Mardiansyah, Kadis Perumahan dan Permukiman – menerima Rp50 juta melalui ajudannya, Rifaldy.

Zulhelmi Arifin, Kepala Disperindag sekaligus Pj Sekdako – menerima Rp70 juta dan tas Bally senilai Rp8,5 juta.

Yulianis, Kepala BPKAD – diduga menerima Rp200 juta (Juli–November 2024).

Alek Kurniawan, Kepala Bapenda – diduga menerima Rp80 juta dan dua kemeja senilai Rp2,5 juta (Juli–November 2024).

Yuliarso, Kepala Dishub – diduga menerima Rp40 juta (Juni–September 2024).

Edward Riansyah, Kadis PUPR – menerima Rp100 juta (November 2024).

Indra Pomi Nasution, mantan Sekdako – menerima Rp350 juta (Agustus–November 2024).

Zuhelmi, Kasatpol PP – turut disebut dalam jaringan gratifikasi tersebut.

Selain itu, GEMMPAR juga mendesak pencopotan Plt. Kabag Umum Pemko Pekanbaru, Jhon Hendri, karena dinilai ugal-ugalan dalam menganggarkan lima unit mobil dinas bagi pejabat Pemko dan pimpinan DPRD.

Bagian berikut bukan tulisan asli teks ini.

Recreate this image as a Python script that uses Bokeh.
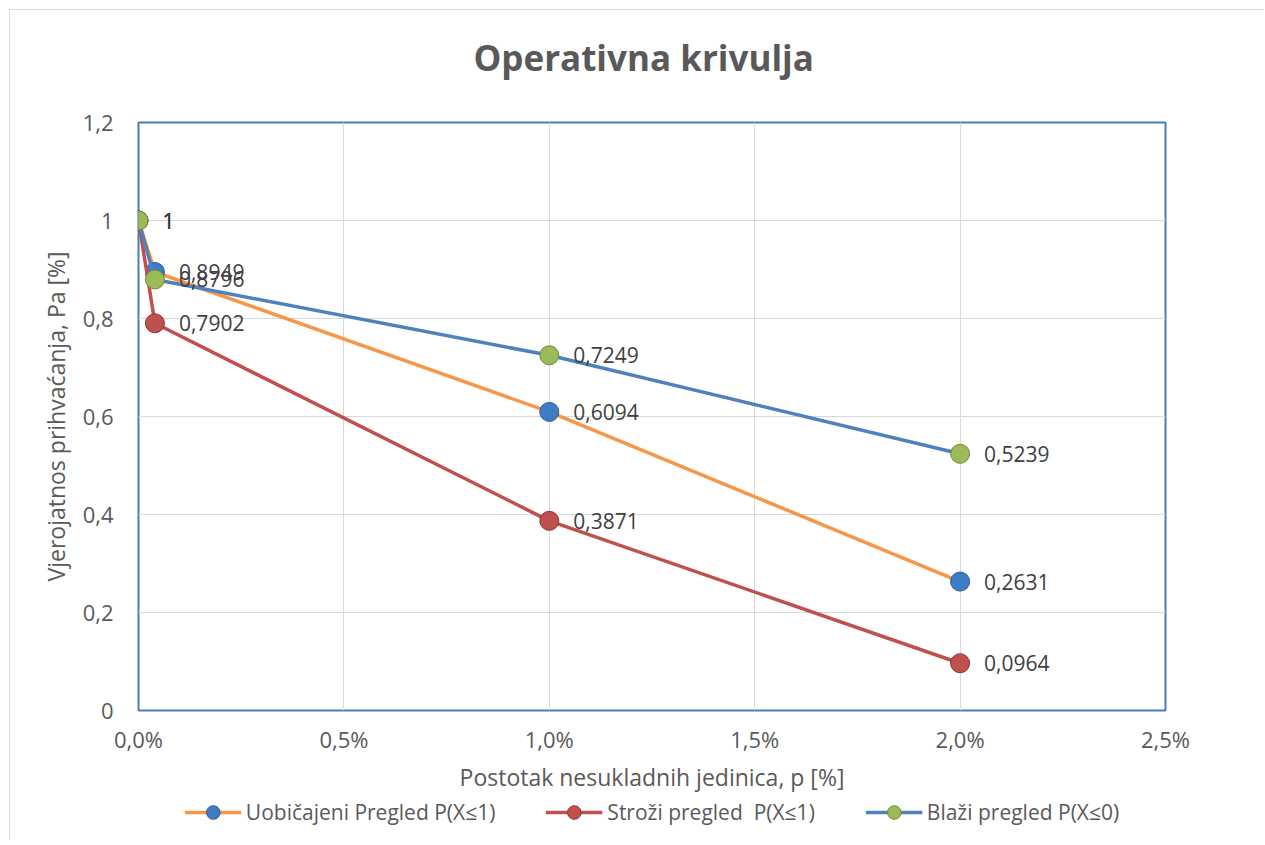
from bokeh.plotting import figure
from bokeh.layouts import column
from bokeh.models import (ColumnDataSource, CustomJSTickFormatter, FixedTicker,
                          Legend, LegendItem, Range1d, Label)
from bokeh.core.properties import value
from bokeh.embed import file_html
from bokeh.resources import INLINE

# ---- data ----
p_values = [0.0, 0.0004, 0.01, 0.02]          # fraction nonconforming
uobicajeni = [1.0, 0.8949, 0.6094, 0.2631]    # Uobičajeni Pregled P(X≤1)
strozi = [1.0, 0.7902, 0.3871, 0.0964]        # Stroži pregled P(X≤1)
blazi = [1.0, 0.8796, 0.7249, 0.5239]         # Blaži pregled P(X≤0)
series_names = ["Uobičajeni Pregled P(X≤1)", "Stroži pregled  P(X≤1)", "Blaži pregled P(X≤0)"]
x_ticks = [0.0, 0.005, 0.01, 0.015, 0.02, 0.025]
y_ticks = [0.0, 0.2, 0.4, 0.6, 0.8, 1.0, 1.2]
title_text = "Operativna krivulja"

FONT = "Open Sans"
TXT = "#595959"

def fmt(v):
    return "1" if v == 1.0 else f"{v:.4f}".replace(".", ",")

W = 1254

def strip(h, left=0):
    f = figure(width=W, height=h, output_backend="svg", toolbar_location=None,
               x_range=Range1d(0, W), y_range=Range1d(0, h),
               min_border_left=left, min_border_right=0, min_border_top=0,
               min_border_bottom=0)
    f.axis.visible = False
    f.grid.visible = False
    f.outline_line_color = None
    return f

# ---- title strip ----
p0 = strip(80)
p0.add_layout(Label(x=409, y=33, text=title_text, text_font=FONT,
                    text_font_size="35px", text_font_style="bold",
                    text_color=TXT, text_baseline="middle", text_align="left"))

# ---- main chart ----
p = figure(width=W, height=705, output_backend="svg", toolbar_location=None,
           x_range=Range1d(0, 0.025), y_range=Range1d(0, 1.2),
           min_border_left=128, min_border_right=99, min_border_top=32,
           min_border_bottom=85)

p.outline_line_color = "#4a7ebb"
p.outline_line_width = 2
p.outline_line_alpha = 1.0

p.grid.grid_line_color = "#d9d9d9"
p.grid.grid_line_width = 1
p.xaxis.ticker = FixedTicker(ticks=x_ticks)
p.yaxis.ticker = FixedTicker(ticks=y_ticks)
p.xaxis.formatter = CustomJSTickFormatter(
    code="return (tick*100).toFixed(1).replace('.', ',') + '%';")
p.yaxis.formatter = CustomJSTickFormatter(
    code="return parseFloat(tick.toFixed(1)).toString().replace('.', ',');")

for ax in (p.xaxis, p.yaxis):
    ax.axis_line_color = None
    ax.major_tick_line_color = None
    ax.minor_tick_line_color = None
    ax.major_label_text_font = FONT
    ax.major_label_text_font_size = "22px"
    ax.major_label_text_color = TXT
    ax.axis_label_text_font = FONT
    ax.axis_label_text_font_size = "23px"
    ax.axis_label_text_color = TXT
    ax.axis_label_text_font_style = "normal"
p.xaxis.major_label_standoff = 7
p.yaxis.major_label_standoff = 19
p.xaxis.axis_label = "Postotak nesukladnih jedinica, p [%]"
p.yaxis.axis_label = "Vjerojatnos prihvaćanja, Pa [%]"
p.xaxis.axis_label_standoff = 4
p.yaxis.axis_label_standoff = 8

specs = [
    (uobicajeni, "#f79646", "#3f7cc6", "#2c5a92"),
    (strozi, "#c0504d", "#c0504d", "#8c3331"),
    (blazi, "#4f81bd", "#9bbb59", "#6f8a3a"),
]

for vals, lcol, mcol, mline in specs:
    src = ColumnDataSource(dict(x=p_values, y=vals))
    p.line("x", "y", source=src, line_color=lcol, line_width=3.5)
    p.scatter("x", "y", source=src, size=19, fill_color=mcol,
              line_color=mline, line_width=1)

for vals, _, _, _ in specs:
    src = ColumnDataSource(dict(x=p_values, y=vals, lab=[fmt(v) for v in vals]))
    p.text("x", "y", text="lab", source=src, x_offset=24, text_baseline="middle",
           text_font_size="21px", text_color="#404040", text_font=value(FONT))

# ---- legend strip: ranges exclude the data, so only the legend shows ----
p2 = strip(45, left=24)
p2.x_range = Range1d(10, 11)
p2.y_range = Range1d(10, 11)
items = []
for (vals, lcol, mcol, mline), name in zip(specs, series_names):
    src = ColumnDataSource(dict(x=p_values, y=vals))
    ln = p2.line("x", "y", source=src, line_color=lcol, line_width=3.5)
    sc = p2.scatter("x", "y", source=src, size=19, fill_color=mcol,
                    line_color=mline, line_width=1)
    items.append(LegendItem(label=name, renderers=[ln, sc]))
legend = Legend(items=items, orientation="horizontal", location="top_center",
                label_text_font=FONT, label_text_font_size="21px",
                label_text_color=TXT, border_line_color=None,
                background_fill_alpha=0, label_standoff=5,
                glyph_width=57, glyph_height=34, spacing=50, padding=0, margin=0)
p2.add_layout(legend, "center")

layout = column(p0, p, p2, spacing=0)
layout.margin = (9, 0, 0, 9)
layout.styles = {"border-top": "1px solid #d9d9d9", "border-left": "1px solid #d9d9d9"}

open("out.html", "w").write(file_html(layout, INLINE))
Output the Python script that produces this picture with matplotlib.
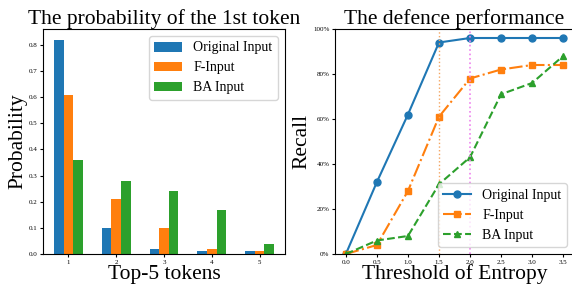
import matplotlib
matplotlib.use("Agg")
import matplotlib.pyplot as plt
import numpy as np
from matplotlib.ticker import PercentFormatter

plt.rcParams["font.family"] = ["Liberation Serif", "DejaVu Serif"]

# Left panel: probability of the 1st token
tokens = [1, 2, 3, 4, 5]
prob_original = [0.82, 0.10, 0.02, 0.01, 0.01]
prob_f = [0.61, 0.21, 0.10, 0.02, 0.01]
prob_ba = [0.36, 0.28, 0.24, 0.17, 0.04]

# Right panel: defence performance
thresholds = [0.0, 0.5, 1.0, 1.5, 2.0, 2.5, 3.0, 3.5]
recall_original = [0.0, 0.32, 0.62, 0.94, 0.96, 0.96, 0.96, 0.96]
recall_f = [0.0, 0.04, 0.28, 0.61, 0.78, 0.82, 0.84, 0.84]
recall_ba = [0.0, 0.06, 0.08, 0.31, 0.43, 0.71, 0.76, 0.88]

labels = ["Original Input", "F-Input", "BA Input"]

fig = plt.figure(figsize=(5.72, 2.86), dpi=100)
W, H = 572, 286
ax1 = fig.add_axes([43 / W, 1 - 254 / H, 242 / W, 225 / H])
ax2 = fig.add_axes([335 / W, 1 - 254 / H, 239 / W, 225 / H])

x = np.array(tokens)
w = 0.2
ax1.bar(x - w, prob_original, w, label=labels[0])
ax1.bar(x, prob_f, w, label=labels[1])
ax1.bar(x + w, prob_ba, w, label=labels[2])
ax1.set_xticks(tokens)
ax1.tick_params(labelsize=5, pad=1.5, length=2.5)
ax1.set_title("The probability of the 1st token", fontsize=15.5, pad=2)
ax1.set_xlabel("Top-5 tokens", fontsize=15.5, labelpad=0)
ax1.set_ylabel("Probability", fontsize=15.5, labelpad=1)
ax1.legend(fontsize=10, loc="upper right")

ax2.plot(thresholds, recall_original, "o-", markersize=5, label=labels[0])
ax2.plot(thresholds, recall_f, "s-.", markersize=5, label=labels[1])
ax2.plot(thresholds, recall_ba, "^--", markersize=5, label=labels[2])
ax2.axvline(1.5, color="sandybrown", linestyle=":", linewidth=1)
ax2.axvline(2.0, color="violet", linestyle=":", linewidth=1.2)
ax2.set_ylim(0, 1.0)
ax2.set_yticks([0, 0.2, 0.4, 0.6, 0.8, 1.0])
ax2.yaxis.set_major_formatter(PercentFormatter(1.0, decimals=0))
ax2.tick_params(labelsize=5, pad=1.5, length=2.5)
ax2.set_title("The defence performance", fontsize=15.5, pad=2)
ax2.set_xlabel("Threshold of Entropy", fontsize=15.5, labelpad=0)
ax2.set_ylabel("Recall", fontsize=15.5, labelpad=1)
ax2.legend(fontsize=10, loc="lower right")

fig.savefig("out.png", dpi=100)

"Aksi ini bentuk kepedulian kami terhadap transparansi, akuntabilitas, dan integritas pemerintahan. Kami tidak akan tinggal diam melihat praktik yang merugikan rakyat," tegas Erlangga.

GEMMPAR menegaskan bahwa gratifikasi dan suap merupakan tindak pidana korupsi sebagaimana diatur dalam Pasal 5 ayat (1), Pasal 13, serta Pasal 12B dan 12C Undang-Undang Nomor 31 Tahun 1999 junto UU Nomor 20 Tahun 2001 tentang Pemberantasan Tindak Pidana Korupsi. Dalam aturan tersebut dijelaskan bahwa pemberi maupun penerima gratifikasi yang terkait jabatan dapat dipidana.

Dalam aksi unjuk rasa nanti, GEMMPAR akan menurunkan sedikitnya 100 orang massa yang dilengkapi dengan atribut aksi berupa spanduk, bendera, ban bekas, dan sistem pengeras suara.